▸ **Problem to work on**
The lines to be extracted run from the start of the listing through the line containing "const absTicks = [0.4, 0.5, 0.6];"; copy them exactly and nothing else.

▸ **Data extract**
------------------------------------

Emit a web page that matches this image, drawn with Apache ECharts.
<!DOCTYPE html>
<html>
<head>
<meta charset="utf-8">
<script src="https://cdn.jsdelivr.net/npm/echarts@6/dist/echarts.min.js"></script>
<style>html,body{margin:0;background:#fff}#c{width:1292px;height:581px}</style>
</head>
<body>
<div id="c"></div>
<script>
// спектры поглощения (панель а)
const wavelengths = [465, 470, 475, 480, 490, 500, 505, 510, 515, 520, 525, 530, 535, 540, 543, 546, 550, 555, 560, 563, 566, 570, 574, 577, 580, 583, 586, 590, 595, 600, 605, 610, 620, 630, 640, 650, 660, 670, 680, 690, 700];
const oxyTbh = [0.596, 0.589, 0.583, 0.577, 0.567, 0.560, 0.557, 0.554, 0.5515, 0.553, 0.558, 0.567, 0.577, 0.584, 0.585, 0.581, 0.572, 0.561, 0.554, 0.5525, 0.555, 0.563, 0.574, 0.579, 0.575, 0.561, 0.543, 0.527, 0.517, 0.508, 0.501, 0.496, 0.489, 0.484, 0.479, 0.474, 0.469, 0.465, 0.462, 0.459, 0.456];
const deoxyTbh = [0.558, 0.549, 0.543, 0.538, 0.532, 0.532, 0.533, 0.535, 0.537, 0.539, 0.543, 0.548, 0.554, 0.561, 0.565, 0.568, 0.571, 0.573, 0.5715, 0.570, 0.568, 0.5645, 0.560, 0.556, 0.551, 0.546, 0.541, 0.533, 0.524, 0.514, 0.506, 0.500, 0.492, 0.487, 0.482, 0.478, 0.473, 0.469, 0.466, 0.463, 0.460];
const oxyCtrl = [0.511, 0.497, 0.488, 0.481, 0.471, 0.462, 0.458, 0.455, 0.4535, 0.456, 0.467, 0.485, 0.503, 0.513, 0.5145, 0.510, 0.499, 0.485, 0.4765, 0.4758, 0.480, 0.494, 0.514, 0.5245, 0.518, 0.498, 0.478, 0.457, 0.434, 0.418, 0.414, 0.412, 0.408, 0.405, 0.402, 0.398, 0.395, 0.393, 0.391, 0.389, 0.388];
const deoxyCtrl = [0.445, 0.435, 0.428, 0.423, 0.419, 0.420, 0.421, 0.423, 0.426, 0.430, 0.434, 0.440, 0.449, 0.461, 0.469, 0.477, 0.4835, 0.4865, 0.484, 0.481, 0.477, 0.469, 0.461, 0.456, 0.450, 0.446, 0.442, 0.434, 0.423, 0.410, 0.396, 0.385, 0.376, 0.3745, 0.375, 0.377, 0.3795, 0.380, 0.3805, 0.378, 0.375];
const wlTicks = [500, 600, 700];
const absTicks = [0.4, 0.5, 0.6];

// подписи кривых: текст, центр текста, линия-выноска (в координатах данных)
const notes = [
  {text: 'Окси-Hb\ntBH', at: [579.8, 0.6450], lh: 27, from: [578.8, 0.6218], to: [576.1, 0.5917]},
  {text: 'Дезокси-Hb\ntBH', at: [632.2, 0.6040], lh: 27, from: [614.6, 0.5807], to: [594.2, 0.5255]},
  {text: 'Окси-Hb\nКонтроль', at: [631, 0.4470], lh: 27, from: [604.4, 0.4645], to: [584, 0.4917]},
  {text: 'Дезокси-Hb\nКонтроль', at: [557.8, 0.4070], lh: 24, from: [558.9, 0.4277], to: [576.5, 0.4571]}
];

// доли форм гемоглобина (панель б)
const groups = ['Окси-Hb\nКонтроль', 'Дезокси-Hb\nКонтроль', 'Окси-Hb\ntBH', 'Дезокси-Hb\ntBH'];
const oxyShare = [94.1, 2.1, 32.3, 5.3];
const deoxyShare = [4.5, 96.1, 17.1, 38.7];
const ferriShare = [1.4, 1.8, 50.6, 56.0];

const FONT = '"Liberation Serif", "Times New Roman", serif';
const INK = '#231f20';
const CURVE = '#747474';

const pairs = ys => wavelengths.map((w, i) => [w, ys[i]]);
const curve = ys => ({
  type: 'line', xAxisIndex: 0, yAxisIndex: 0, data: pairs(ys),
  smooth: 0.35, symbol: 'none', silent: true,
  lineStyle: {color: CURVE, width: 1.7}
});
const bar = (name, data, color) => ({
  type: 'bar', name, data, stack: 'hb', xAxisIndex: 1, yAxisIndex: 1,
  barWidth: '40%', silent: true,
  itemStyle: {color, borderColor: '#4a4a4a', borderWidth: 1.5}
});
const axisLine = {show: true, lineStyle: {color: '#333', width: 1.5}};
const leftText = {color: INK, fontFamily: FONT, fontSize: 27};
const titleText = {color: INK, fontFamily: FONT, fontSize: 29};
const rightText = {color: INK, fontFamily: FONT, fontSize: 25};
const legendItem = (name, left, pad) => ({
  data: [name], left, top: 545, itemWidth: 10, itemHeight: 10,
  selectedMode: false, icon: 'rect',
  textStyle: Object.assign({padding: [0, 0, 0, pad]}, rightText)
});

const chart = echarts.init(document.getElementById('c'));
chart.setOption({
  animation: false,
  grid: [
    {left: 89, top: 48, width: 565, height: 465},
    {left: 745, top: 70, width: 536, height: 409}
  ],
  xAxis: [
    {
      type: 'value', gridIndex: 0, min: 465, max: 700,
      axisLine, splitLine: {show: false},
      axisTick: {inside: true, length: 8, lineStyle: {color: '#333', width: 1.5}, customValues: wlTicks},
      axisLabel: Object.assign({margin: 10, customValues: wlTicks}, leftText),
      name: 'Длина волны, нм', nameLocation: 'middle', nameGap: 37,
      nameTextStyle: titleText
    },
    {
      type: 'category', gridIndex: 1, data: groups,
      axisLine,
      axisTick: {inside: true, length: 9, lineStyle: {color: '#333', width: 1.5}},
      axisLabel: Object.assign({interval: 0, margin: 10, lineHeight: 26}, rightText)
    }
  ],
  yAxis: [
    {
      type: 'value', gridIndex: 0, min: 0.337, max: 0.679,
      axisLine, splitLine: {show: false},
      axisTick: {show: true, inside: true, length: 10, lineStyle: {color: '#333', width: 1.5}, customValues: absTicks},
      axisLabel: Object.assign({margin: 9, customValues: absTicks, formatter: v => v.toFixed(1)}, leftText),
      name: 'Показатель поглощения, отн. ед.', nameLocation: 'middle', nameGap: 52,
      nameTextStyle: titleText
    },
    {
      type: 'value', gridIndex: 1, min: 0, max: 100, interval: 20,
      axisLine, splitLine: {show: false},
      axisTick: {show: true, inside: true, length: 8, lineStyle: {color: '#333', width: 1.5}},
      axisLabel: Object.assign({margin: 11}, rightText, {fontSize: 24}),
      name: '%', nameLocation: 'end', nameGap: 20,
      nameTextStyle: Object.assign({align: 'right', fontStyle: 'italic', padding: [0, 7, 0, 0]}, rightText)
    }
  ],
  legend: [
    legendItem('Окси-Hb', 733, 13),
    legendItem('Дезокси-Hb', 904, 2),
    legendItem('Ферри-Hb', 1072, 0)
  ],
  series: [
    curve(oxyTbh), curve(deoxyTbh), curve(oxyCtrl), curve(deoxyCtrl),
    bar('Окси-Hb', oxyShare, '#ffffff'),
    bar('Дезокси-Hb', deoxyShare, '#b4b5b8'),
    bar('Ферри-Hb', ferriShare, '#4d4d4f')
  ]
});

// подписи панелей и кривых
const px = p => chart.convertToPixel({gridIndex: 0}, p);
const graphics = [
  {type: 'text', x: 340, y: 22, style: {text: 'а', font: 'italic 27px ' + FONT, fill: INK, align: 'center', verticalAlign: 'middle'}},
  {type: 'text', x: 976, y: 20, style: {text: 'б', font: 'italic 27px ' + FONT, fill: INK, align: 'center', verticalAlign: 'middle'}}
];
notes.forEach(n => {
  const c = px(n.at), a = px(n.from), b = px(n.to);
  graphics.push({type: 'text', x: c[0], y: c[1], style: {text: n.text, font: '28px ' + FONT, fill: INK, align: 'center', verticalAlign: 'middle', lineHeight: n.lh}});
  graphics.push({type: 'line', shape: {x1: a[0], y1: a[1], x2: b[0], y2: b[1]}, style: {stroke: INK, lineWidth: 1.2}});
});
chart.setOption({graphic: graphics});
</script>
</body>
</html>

------------------------------------

▸ **Complete answer**
Emit a web page that matches this image, drawn with Apache ECharts.
<!DOCTYPE html>
<html>
<head>
<meta charset="utf-8">
<script src="https://cdn.jsdelivr.net/npm/echarts@6/dist/echarts.min.js"></script>
<style>html,body{margin:0;background:#fff}#c{width:1292px;height:581px}</style>
</head>
<body>
<div id="c"></div>
<script>
// спектры поглощения (панель а)
const wavelengths = [465, 470, 475, 480, 490, 500, 505, 510, 515, 520, 525, 530, 535, 540, 543, 546, 550, 555, 560, 563, 566, 570, 574, 577, 580, 583, 586, 590, 595, 600, 605, 610, 620, 630, 640, 650, 660, 670, 680, 690, 700];
const oxyTbh = [0.596, 0.589, 0.583, 0.577, 0.567, 0.560, 0.557, 0.554, 0.5515, 0.553, 0.558, 0.567, 0.577, 0.584, 0.585, 0.581, 0.572, 0.561, 0.554, 0.5525, 0.555, 0.563, 0.574, 0.579, 0.575, 0.561, 0.543, 0.527, 0.517, 0.508, 0.501, 0.496, 0.489, 0.484, 0.479, 0.474, 0.469, 0.465, 0.462, 0.459, 0.456];
const deoxyTbh = [0.558, 0.549, 0.543, 0.538, 0.532, 0.532, 0.533, 0.535, 0.537, 0.539, 0.543, 0.548, 0.554, 0.561, 0.565, 0.568, 0.571, 0.573, 0.5715, 0.570, 0.568, 0.5645, 0.560, 0.556, 0.551, 0.546, 0.541, 0.533, 0.524, 0.514, 0.506, 0.500, 0.492, 0.487, 0.482, 0.478, 0.473, 0.469, 0.466, 0.463, 0.460];
const oxyCtrl = [0.511, 0.497, 0.488, 0.481, 0.471, 0.462, 0.458, 0.455, 0.4535, 0.456, 0.467, 0.485, 0.503, 0.513, 0.5145, 0.510, 0.499, 0.485, 0.4765, 0.4758, 0.480, 0.494, 0.514, 0.5245, 0.518, 0.498, 0.478, 0.457, 0.434, 0.418, 0.414, 0.412, 0.408, 0.405, 0.402, 0.398, 0.395, 0.393, 0.391, 0.389, 0.388];
const deoxyCtrl = [0.445, 0.435, 0.428, 0.423, 0.419, 0.420, 0.421, 0.423, 0.426, 0.430, 0.434, 0.440, 0.449, 0.461, 0.469, 0.477, 0.4835, 0.4865, 0.484, 0.481, 0.477, 0.469, 0.461, 0.456, 0.450, 0.446, 0.442, 0.434, 0.423, 0.410, 0.396, 0.385, 0.376, 0.3745, 0.375, 0.377, 0.3795, 0.380, 0.3805, 0.378, 0.375];
const wlTicks = [500, 600, 700];
const absTicks = [0.4, 0.5, 0.6];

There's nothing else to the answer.